__Task__:
Repeat every line exactly, keeping the pictures out of the copy.

>> Begin

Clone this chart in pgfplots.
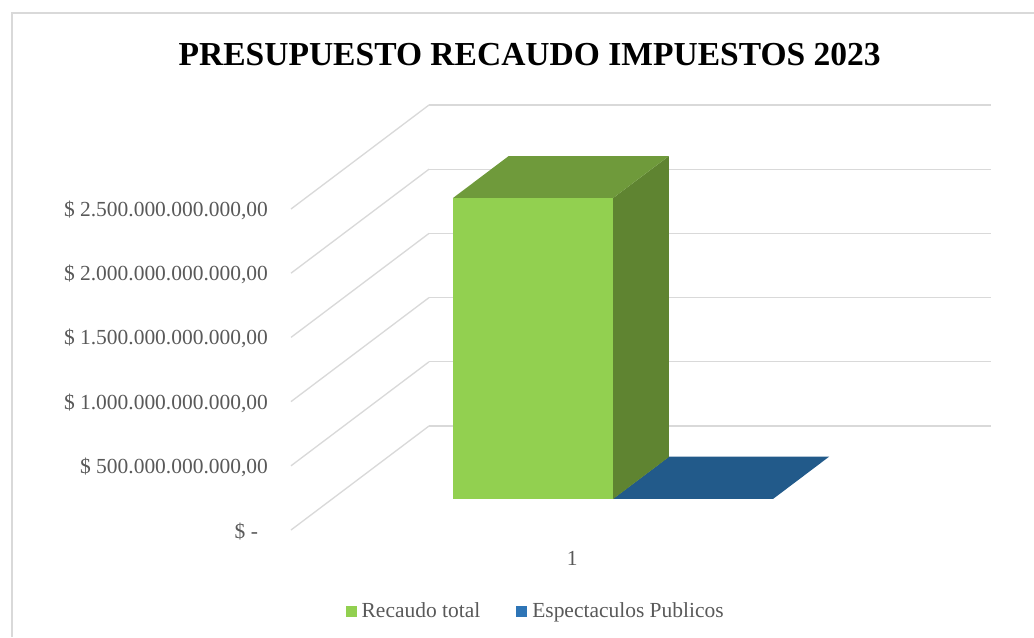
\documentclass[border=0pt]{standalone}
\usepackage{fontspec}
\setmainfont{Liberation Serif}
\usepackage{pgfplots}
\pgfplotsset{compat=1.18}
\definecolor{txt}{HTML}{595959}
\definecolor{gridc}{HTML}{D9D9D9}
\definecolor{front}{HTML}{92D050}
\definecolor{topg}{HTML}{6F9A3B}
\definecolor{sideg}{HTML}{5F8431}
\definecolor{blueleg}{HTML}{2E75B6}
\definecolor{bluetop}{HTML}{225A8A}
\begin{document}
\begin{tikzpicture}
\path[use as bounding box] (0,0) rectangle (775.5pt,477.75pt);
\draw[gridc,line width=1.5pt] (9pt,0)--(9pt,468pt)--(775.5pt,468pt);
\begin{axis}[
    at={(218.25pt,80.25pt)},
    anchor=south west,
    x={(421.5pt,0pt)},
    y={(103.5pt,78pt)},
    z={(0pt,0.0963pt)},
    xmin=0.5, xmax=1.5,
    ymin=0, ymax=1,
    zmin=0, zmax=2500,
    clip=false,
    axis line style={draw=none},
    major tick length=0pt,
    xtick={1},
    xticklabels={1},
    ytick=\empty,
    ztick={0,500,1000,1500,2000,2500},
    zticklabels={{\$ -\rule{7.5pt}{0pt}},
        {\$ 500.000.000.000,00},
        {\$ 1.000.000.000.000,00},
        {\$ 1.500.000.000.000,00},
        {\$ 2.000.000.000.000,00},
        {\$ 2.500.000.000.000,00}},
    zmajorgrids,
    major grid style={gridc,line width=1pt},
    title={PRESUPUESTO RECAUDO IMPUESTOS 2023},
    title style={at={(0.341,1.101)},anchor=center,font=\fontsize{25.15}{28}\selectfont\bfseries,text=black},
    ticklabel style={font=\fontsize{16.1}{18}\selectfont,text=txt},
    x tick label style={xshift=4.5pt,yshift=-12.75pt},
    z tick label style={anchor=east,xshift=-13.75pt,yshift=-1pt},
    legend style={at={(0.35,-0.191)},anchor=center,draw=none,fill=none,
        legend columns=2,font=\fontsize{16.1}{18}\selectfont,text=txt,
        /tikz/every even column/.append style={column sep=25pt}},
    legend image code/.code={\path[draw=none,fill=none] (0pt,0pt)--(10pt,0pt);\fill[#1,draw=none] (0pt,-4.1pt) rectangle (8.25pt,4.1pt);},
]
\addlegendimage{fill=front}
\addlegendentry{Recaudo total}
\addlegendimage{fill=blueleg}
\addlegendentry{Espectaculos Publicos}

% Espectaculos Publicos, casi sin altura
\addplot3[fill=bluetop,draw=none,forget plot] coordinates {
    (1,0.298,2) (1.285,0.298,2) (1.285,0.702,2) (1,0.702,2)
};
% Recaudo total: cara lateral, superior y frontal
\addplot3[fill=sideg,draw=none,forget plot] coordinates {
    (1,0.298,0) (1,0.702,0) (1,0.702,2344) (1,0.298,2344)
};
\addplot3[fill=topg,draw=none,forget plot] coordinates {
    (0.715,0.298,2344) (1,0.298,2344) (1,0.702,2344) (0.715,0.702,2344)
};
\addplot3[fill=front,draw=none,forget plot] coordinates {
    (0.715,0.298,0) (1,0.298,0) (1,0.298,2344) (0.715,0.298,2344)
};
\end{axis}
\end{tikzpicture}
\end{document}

>> End

__Written response__:
Clone this chart in pgfplots.
\documentclass[border=0pt]{standalone}
\usepackage{fontspec}
\setmainfont{Liberation Serif}
\usepackage{pgfplots}
\pgfplotsset{compat=1.18}
\definecolor{txt}{HTML}{595959}
\definecolor{gridc}{HTML}{D9D9D9}
\definecolor{front}{HTML}{92D050}
\definecolor{topg}{HTML}{6F9A3B}
\definecolor{sideg}{HTML}{5F8431}
\definecolor{blueleg}{HTML}{2E75B6}
\definecolor{bluetop}{HTML}{225A8A}
\begin{document}
\begin{tikzpicture}
\path[use as bounding box] (0,0) rectangle (775.5pt,477.75pt);
\draw[gridc,line width=1.5pt] (9pt,0)--(9pt,468pt)--(775.5pt,468pt);
\begin{axis}[
    at={(218.25pt,80.25pt)},
    anchor=south west,
    x={(421.5pt,0pt)},
    y={(103.5pt,78pt)},
    z={(0pt,0.0963pt)},
    xmin=0.5, xmax=1.5,
    ymin=0, ymax=1,
    zmin=0, zmax=2500,
    clip=false,
    axis line style={draw=none},
    major tick length=0pt,
    xtick={1},
    xticklabels={1},
    ytick=\empty,
    ztick={0,500,1000,1500,2000,2500},
    zticklabels={{\$ -\rule{7.5pt}{0pt}},
        {\$ 500.000.000.000,00},
        {\$ 1.000.000.000.000,00},
        {\$ 1.500.000.000.000,00},
        {\$ 2.000.000.000.000,00},
        {\$ 2.500.000.000.000,00}},
    zmajorgrids,
    major grid style={gridc,line width=1pt},
    title={PRESUPUESTO RECAUDO IMPUESTOS 2023},
    title style={at={(0.341,1.101)},anchor=center,font=\fontsize{25.15}{28}\selectfont\bfseries,text=black},
    ticklabel style={font=\fontsize{16.1}{18}\selectfont,text=txt},
    x tick label style={xshift=4.5pt,yshift=-12.75pt},
    z tick label style={anchor=east,xshift=-13.75pt,yshift=-1pt},
    legend style={at={(0.35,-0.191)},anchor=center,draw=none,fill=none,
        legend columns=2,font=\fontsize{16.1}{18}\selectfont,text=txt,
        /tikz/every even column/.append style={column sep=25pt}},
    legend image code/.code={\path[draw=none,fill=none] (0pt,0pt)--(10pt,0pt);\fill[#1,draw=none] (0pt,-4.1pt) rectangle (8.25pt,4.1pt);},
]
\addlegendimage{fill=front}
\addlegendentry{Recaudo total}
\addlegendimage{fill=blueleg}
\addlegendentry{Espectaculos Publicos}

% Espectaculos Publicos, casi sin altura
\addplot3[fill=bluetop,draw=none,forget plot] coordinates {
    (1,0.298,2) (1.285,0.298,2) (1.285,0.702,2) (1,0.702,2)
};
% Recaudo total: cara lateral, superior y frontal
\addplot3[fill=sideg,draw=none,forget plot] coordinates {
    (1,0.298,0) (1,0.702,0) (1,0.702,2344) (1,0.298,2344)
};
\addplot3[fill=topg,draw=none,forget plot] coordinates {
    (0.715,0.298,2344) (1,0.298,2344) (1,0.702,2344) (0.715,0.702,2344)
};
\addplot3[fill=front,draw=none,forget plot] coordinates {
    (0.715,0.298,0) (1,0.298,0) (1,0.298,2344) (0.715,0.298,2344)
};
\end{axis}
\end{tikzpicture}
\end{document}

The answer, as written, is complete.